Research·2026-03-15·Synerthink

Why Every Run Needs an Artifact Bundle

Reliable AI systems need a portable record of execution, not just logs

Modern systems produce a lot of data about execution, but very little of it feels like the execution itself.

A run fails, and the evidence is split across logs, database rows, traces, and whatever state happened to persist before the crash. You can usually see pieces of the story. What you rarely get is one portable object that answers the basic questions: what ran, what it saw, what it did, and where it failed.

That gap matters more in AI systems. An agent run is not just a request with a response. It has inputs, intermediate decisions, tool calls, capability checks, state changes, and side effects. If you want reliable agents, you need more than telemetry. You need a stable record of the run itself.

The core problem

Most runtimes treat execution output as an afterthought.

Logs are useful, but they are only fragments. A trace may show timing and order, but not always the full input or final state. A database can store run history, but a few tables are not the same thing as a portable execution record.

This leads to a common failure mode: the runtime produces evidence, but not a unit of evidence.

Debugging failures takes reconstruction work.
Comparing two runs becomes harder than it should be.
Exporting a run to another machine is awkward.
Replay depends on best-effort logs instead of a stable contract.

Architectural insight

The key idea is simple: a run should emit an artifact, not just write records.

That artifact should be the first thing tooling reaches for. It should be the object you inspect, export, replay, or compare. It should exist whether the run succeeds or fails.

Mental model

intent -> execution -> artifact bundle
                       |
                       v
         inspect -> export -> replay -> compare

Once you adopt that model, several things get easier. Inspection is simpler because the operator knows what to look for. Replay becomes more practical because the input snapshot and trace are part of a stable output. Failures become easier to reason about because a failed run still leaves behind a partial artifact instead of scattered clues.

This fits naturally with Dotlanth. DotVM gives execution a deterministic boundary. DotDB gives the runtime a durable local store. Replayable compute needs stable traces and snapshots. The artifact bundle is the piece that turns those ideas into a usable interface.

The decision

In Dotlanth, every execution now produces an Artifact Bundle.

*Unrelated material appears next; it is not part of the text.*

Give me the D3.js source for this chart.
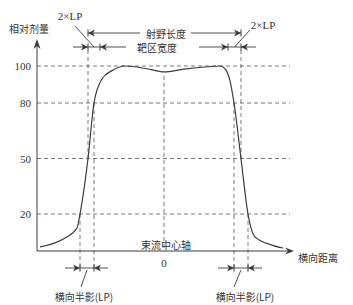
<!DOCTYPE html>
<html>
<head>
<meta charset="utf-8">
<script src="https://cdn.jsdelivr.net/npm/d3@7"></script>
<style>
  body { margin: 0; background: #fff; }
  svg { display: block; }
  .cn { font-family: "Noto Sans CJK SC", sans-serif; font-size: 10px; fill: #333; }
  .num { font-family: "Liberation Serif", "DejaVu Serif", serif; font-size: 11px; fill: #333; }
</style>
</head>
<body>
<div id="chart"></div>
<script>
(function(){
    'use strict';

    // profile: lateral distance (relative to beam axis) vs relative dose (%)
    var profileX = [-124, -99, -87, -84, -76, -70, -62, -52, -39, -17, 0, 20, 44, 56, 62, 66, 70, 77, 84, 91, 108, 119];
    var profileY = [2.2, 7, 12.4, 20, 50, 80, 93, 97.5, 100, 98.5, 96.8, 98.3, 99.6, 100, 97.8, 92, 80, 50, 20, 7.6, 3.2, 1.6];
    var doseTicks = [20, 50, 80, 100];
    var tickLabels = ['20', '50', '80', '100'];

    // key points on the profile edges
    var pt20 = [-84, 84];
    var pt50 = [-76, 77];
    var pt80 = [-70, 70];
    var targetEdge = [-64, 64];

    var width = 353, height = 305;
    var svg = d3.select('#chart').append('svg')
        .attr('width', width).attr('height', height);

    var x = d3.scaleLinear().domain([-127, 128]).range([37, 292]);
    var y = d3.scaleLinear().domain([0, 100]).range([251, 66]);

    var ink = '#3a3a3a';
    var dash = '4,3';

    // horizontal dashed guides + labels
    svg.selectAll('line.grid').data(doseTicks).enter()
        .append('line').attr('class', 'grid')
        .attr('x1', x(-127)).attr('x2', x(126))
        .attr('y1', function(d){ return y(d); })
        .attr('y2', function(d){ return y(d); })
        .attr('stroke', '#555').attr('stroke-width', 0.8)
        .attr('stroke-dasharray', dash);

    svg.selectAll('text.tick').data(doseTicks).enter()
        .append('text').attr('class', 'num')
        .attr('x', 31).attr('y', function(d){ return y(d) + 4; })
        .attr('text-anchor', 'end')
        .text(function(d, i){ return tickLabels[i]; });

    // vertical dashed guides
    function vguide(xv, y1, y2){
        svg.append('line')
            .attr('x1', x(xv)).attr('x2', x(xv))
            .attr('y1', y1).attr('y2', y2)
            .attr('stroke', '#555').attr('stroke-width', 0.8)
            .attr('stroke-dasharray', dash);
    }
    pt50.forEach(function(v){ vguide(v, 50, y(50)); });
    pt80.forEach(function(v){ vguide(v, y(80), 271); });
    pt20.forEach(function(v){ vguide(v, y(20), 271); });
    vguide(0, y(96.8) + 4, y(0));

    // axes
    svg.append('line')
        .attr('x1', x(-127)).attr('x2', x(-127))
        .attr('y1', y(0)).attr('y2', 44)
        .attr('stroke', ink).attr('stroke-width', 1);
    svg.append('path')
        .attr('d', 'M' + x(-127) + ',39 l-3.5,10 l3.5,-3 l3.5,3 z')
        .attr('fill', ink);
    svg.append('line')
        .attr('x1', x(-127)).attr('x2', x(127))
        .attr('y1', y(0)).attr('y2', y(0))
        .attr('stroke', ink).attr('stroke-width', 1);
    svg.append('path')
        .attr('d', 'M' + (x(128) + 2) + ',' + y(0) + ' l-9,-3.5 l3,3.5 l-3,3.5 z')
        .attr('fill', ink);

    // profile curve
    var line = d3.line()
        .x(function(d){ return x(d[0]); })
        .y(function(d){ return y(d[1]); })
        .curve(d3.curveMonotoneX);
    svg.append('path')
        .datum(d3.zip(profileX, profileY))
        .attr('d', line)
        .attr('fill', 'none')
        .attr('stroke', ink)
        .attr('stroke-width', 1.2);

    // dimension arrow: dir 1 points right (tip at xv), -1 points left
    function dimArrow(xv, yv, dir){
        var px = x(xv);
        svg.append('path')
            .attr('d', 'M' + px + ',' + yv + ' l' + (-7 * dir) + ',-3.5 l' + (2 * dir) + ',3.5 l' + (-2 * dir) + ',3.5 z')
            .attr('fill', ink);
        svg.append('line')
            .attr('x1', px).attr('x2', px)
            .attr('y1', yv - 3.5).attr('y2', yv + 3.5)
            .attr('stroke', ink).attr('stroke-width', 1);
    }
    function hline(x1, x2, yv){
        svg.append('line')
            .attr('x1', x1).attr('x2', x2).attr('y1', yv).attr('y2', yv)
            .attr('stroke', ink).attr('stroke-width', 0.9);
    }
    function leader(x1, y1, x2, y2){
        svg.append('line')
            .attr('x1', x1).attr('y1', y1).attr('x2', x2).attr('y2', y2)
            .attr('stroke', ink).attr('stroke-width', 0.9);
    }
    function label(txt, cx, cy, cls, anchor){
        svg.append('text').attr('class', cls || 'cn')
            .attr('x', cx).attr('y', cy)
            .attr('text-anchor', anchor || 'middle')
            .attr('dominant-baseline', 'central')
            .text(txt);
    }

    // field length (50% points)
    var r1 = 33;
    hline(x(pt50[0]), 140, r1);
    dimArrow(pt50[0], r1, -1);
    hline(191, x(pt50[1]), r1);
    dimArrow(pt50[1], r1, 1);
    label('射野长度', 166, r1);

    // target width
    var r2 = 47;
    hline(73, 126, r2);
    dimArrow(pt50[0], r2, 1);
    dimArrow(targetEdge[0], r2, -1);
    hline(199, 256, r2);
    dimArrow(targetEdge[1], r2, 1);
    dimArrow(pt50[1], r2, -1);
    label('靶区宽度', 157, r2);

    // 2xLP labels
    label('2×LP', 70, 16, 'num');
    leader(75, 26, (x(pt50[0]) + x(targetEdge[0])) / 2, r2);
    label('2×LP', 263, 25, 'num');
    leader(250, 30, (x(pt50[1]) + x(targetEdge[1])) / 2, r2);

    // penumbra (20%-80%)
    var r3 = 268;
    hline(65, 108, r3);
    dimArrow(pt20[0], r3, 1);
    dimArrow(pt80[0], r3, -1);
    hline(218, 262, r3);
    dimArrow(pt80[1], r3, 1);
    dimArrow(pt20[1], r3, -1);
    leader(81, 287, (x(pt20[0]) + x(pt80[0])) / 2, r3 + 2);
    leader(234, 287, (x(pt20[1]) + x(pt80[1])) / 2, r3 + 2);
    label('横向半影(LP)', 84, 296);
    label('横向半影(LP)', 245, 296);

    // axis titles
    label('相对剂量', 29, 28);
    label('横向距离', 318, 257);
    label('束流中心轴', 166, 244);
    label('0', x(0), 263, 'num');
}());
</script>
</body>
</html>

The bundle is the main interface for inspecting a run, exporting it, and replaying it. That rule applies to successful runs and failed runs. If a run stops halfway through, the bundle can be partial, but missing data must be explicit. The runtime should never silently skip part of the output and pretend the run is complete.

In practice, the bundle carries the parts of execution that matter most:

input snapshot
execution trace
outcome or error state
capability usage
versioned metadata for tooling

Simplified bundle shape

artifact-bundle/
  manifest.json
  input_snapshot.json
  trace.jsonl
  capability_report.json
  errors.json

DotDB still matters here, but in a narrower role. It remains the local run index and stores references to bundles. The bundle is the portable execution artifact. DotDB is how the local machine finds it quickly.

Alternatives considered

Logs as the primary output

Logs help humans read a story after the fact, but they are not a strong interface for tools. They are too easy to make inconsistent across success and failure paths, and they do not give replay a stable contract.

Optional bundles

Optional artifacts sound flexible, but they quickly become unreliable. The moment bundles are best-effort, tooling has to assume they may not exist. That brings back the same ambiguity we are trying to remove.

Bundle-only storage

Bundle-only storage is cleaner in one sense, but local workflows still need indexing. Engineers want simple queries like “show me the last failed run” or “find the bundle for this run ID.” DotDB is still useful for that, so the current split is pragmatic: DotDB indexes runs locally, and the bundle is the thing you inspect or move.

Consequences

The biggest benefit is clarity. Inspection, export, and replay now point at the same object. Tooling no longer has to depend directly on whatever internal tables or logs the runtime happened to produce.

Each run has a stable output.
Auditability improves because inputs and behavior travel together.
Replay has a stronger base than best-effort logs.

The tradeoffs are real too. A bundle contract forces schema decisions earlier. Once you publish a layout and version it, you need to maintain it carefully. It also raises the bar for failure handling because partial output has to be explicit and well-formed.

There is also a security cost. Bundles may contain sensitive inputs, request metadata, and logs. They should be treated as private runtime artifacts unless they have been reviewed or scrubbed for sharing.

What this enables

This is about more than nicer debugging. It creates a better base for replayable execution, run comparison, and future tools that need a stable target instead of direct access to internal runtime storage.

It also moves Dotlanth closer to something important for AI-native systems: execution that can explain itself after the fact. Reliable agents will need runs that can be inspected, exported, replayed, and audited without depending on live process state or one specific machine.

The artifact bundle gives each run that durable shape.

Closing

A runtime becomes easier to trust when every run leaves behind a usable artifact.

For Dotlanth, this is one of the first practical steps toward deterministic infrastructure for AI systems: every execution should leave behind enough structured evidence to be understood later.